И только на третий раз хитромудрый Ян дал себя уговорить.
Вступление в новую должность он отпраздновал, подарив каждому из своих ходатаев по цинковому бачку, украденному в первый же день со склада.
(У меня, кстати, сохранилась подаенная Яном простыня -- в мелких дырочках, но еще крепкая. Из такой ткани, наверно, шьют паруса.)
А освободившись, Гюбнер немедленно стал строить -- вместе с Жорой Быстровым -- добротный просторный дом. Стройматериалы были примерно того же происхождения, что бачки и простыня.
Это было в 55 году; освободились они оба в 54-м. Я забежал вперед -- а много важных событий происодило еще раньше.

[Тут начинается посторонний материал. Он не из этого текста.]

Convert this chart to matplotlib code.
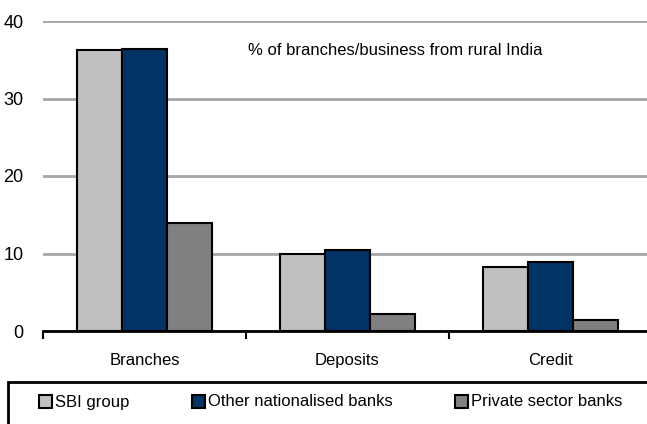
import matplotlib.pyplot as plt
import numpy as np
from matplotlib.patches import Rectangle

plt.rcParams['font.family'] = ['Liberation Sans', 'DejaVu Sans']

categories = ["Branches", "Deposits", "Credit"]
series_names = ["SBI group", "Other nationalised banks", "Private sector banks"]
sbi_group = [36.3, 9.9, 8.3]
other_nationalised = [36.4, 10.4, 8.9]
private_sector = [13.9, 2.2, 1.4]
yticks = [0, 10, 20, 30, 40]
colors = ["#C0C0C0", "#003366", "#808080"]

fig = plt.figure(figsize=(6.47, 4.24), dpi=100)
W, H = 647, 424
ax = fig.add_axes([43 / W, 1 - 331 / H, (652 - 43) / W, (331 - 21) / H])

x = np.arange(len(categories))
width = 0.222
for i, (vals, name, c) in enumerate(zip([sbi_group, other_nationalised, private_sector],
                                        series_names, colors)):
    ax.bar(x + (i - 1) * width, vals, width, color=c, edgecolor="black",
           linewidth=1.5, label=name, zorder=3)

ax.set_ylim(0, 40)
ax.set_xlim(-0.5, 2.5)
ax.set_yticks(yticks)
ax.set_yticklabels([str(v) for v in yticks], fontsize=13)
ax.yaxis.grid(True, color="#A6A6A6", linewidth=2, zorder=0)
ax.tick_params(axis="y", length=0, pad=14)

# category labels centred, tick marks at group boundaries
ax.set_xticks([-0.5, 0.5, 1.5, 2.5])
ax.set_xticklabels([])
ax.tick_params(axis="x", length=6, width=1.5, direction="out", color="black")
for xi, lab in zip(x, categories):
    ax.text(xi, -0.095, lab, transform=ax.get_xaxis_transform(), ha="center",
            va="center", fontsize=12)

for s in ["left", "right", "top"]:
    ax.spines[s].set_visible(False)
ax.spines["bottom"].set_linewidth(2)
ax.spines["bottom"].set_zorder(4)

ax.text(0.578, 0.905, "% of branches/business from rural India",
        transform=ax.transAxes, ha="center", va="center", fontsize=12)

# legend frame running off the bottom and right edges
fig.patches.append(Rectangle((8 / W, -0.05), 1.0, 1 - 382 / H + 0.05,
                             transform=fig.transFigure, fill=False,
                             edgecolor="black", linewidth=2))
leg_items = [(39, "SBI group"), (192, "Other nationalised banks"),
             (455, "Private sector banks")]
for (px, name), c in zip(leg_items, colors):
    fig.patches.append(Rectangle((px / W, 1 - 408 / H), 13 / W, 13 / H,
                                 transform=fig.transFigure, facecolor=c,
                                 edgecolor="black", linewidth=1.5))
    fig.text((px + 16) / W, 1 - 402 / H, name, ha="left", va="center",
             fontsize=12)

fig.savefig("out.png", dpi=100)
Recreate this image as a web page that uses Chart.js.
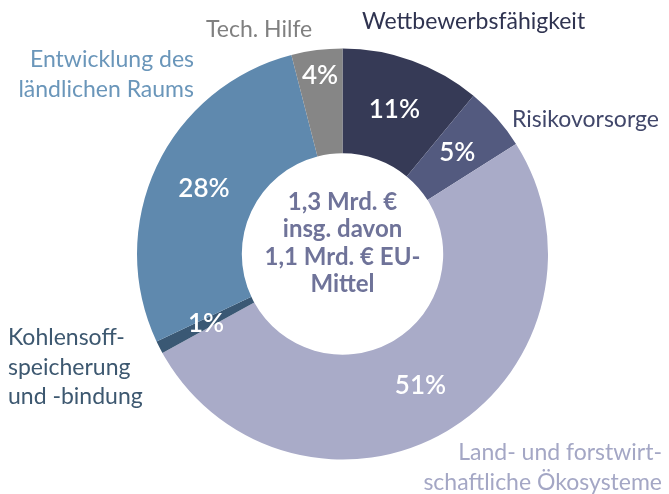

Освободился и уехал из Инты Каплер. Мы знали, что он просил отправить его на Воркуту, к жене Валентине Георгиевне. Ответа не было, и мы гадали, в какой день его повезут к поезду -- в четный или нечетный. (Вагонозак ходил ждень на юг, день на север). Каплер поехал на юг.
О том, что было дальше, Алексей Яковлевич рассказал нам уже в Москве.
С вокзала его отвезли на Лубянку. И он совсем приуныл: чувствовал, что Берия не простит ему давнего романа со Светланой: Лаврентий Павлович хотел женить на дочери Сталина своего сына Сергея.
Шли дни, а Каплера на допросы не вызывали. Это еще больше пугало. И вот, наконец, его все-таки повели к следователю. Тот спросил: есть ли у Каплера родственники в Москве, у кого можно остановиться? Потому что сейчас он выйдет на свободу...
Только переступив порог Центральной тюрьмы, Алексей Яковлевич узнал, чему он обязан чудесным избавлением: прочитал в газете на стене об аресте врага народа Берии. Сел на скамеечку в сквере на площади Дзержинского и заплакал...
В Москве он сразу разыскал мою маму. Узнав, что нас оставили на вечном поселении, Каплер стал слать нам письма, уговаривая писать заявления с просьбой о реабилитации.
"Пишите в прокуратуру, в Министерство Речного Флота, в Главкондитер, в домоуправление -- куда угодно! -- заклинал он. -- Пусть это станет у вас привычкой -- как чистить зубы, как умываться. Встали и написали. Времена меняются!"
Времена действительно менялись, но не так быстро как хотелось бы. Мы написали заявление и получили отказ, о чем нам со злорадством объявили в комендатуре: нет оснований для пересмотра. Больше мы писать не стали -- нам и так неплохо жилось.
Ведь к этому времени у нас был свой дом. Нашел его для нас все тот же Васька Никулин. Не хотел отпускать нас, но мы ему объяснили главный резон: к Юлику собиралась приехать мама. Она не ладила с невесткой, женой старшего сына, и верила, что у нас ей будет лучше.
Васька понял. Договорился с женщиной, которая уезжала из Инты, а других претендентов на дом отпугнул -- в самом прямом смысле слова: за столом переговоров воткнул в этот стол большой нож и велел не соваться.
Теперь надо было срочно искать четыре тысячи, хозяйка дома уже купила билет на поезд "Воркута-Москва".
Три тысячи нам одолжил мой бывший начальник Зуев -- без звука снял с книжки все, что было. А тысячу дала почти незнакомая женщина Мария, которая приехала к мужу-бандеровцу и остановилась у Леши Брыся. Занять-то мы собирались у него, но не застали дома. И Мария спросила дрогнувшим голосом: а много надо?.. Развязала узелок и дала нам недостающую тысячу. Видела она нас до того один только раз -- на новоселье у Брыся.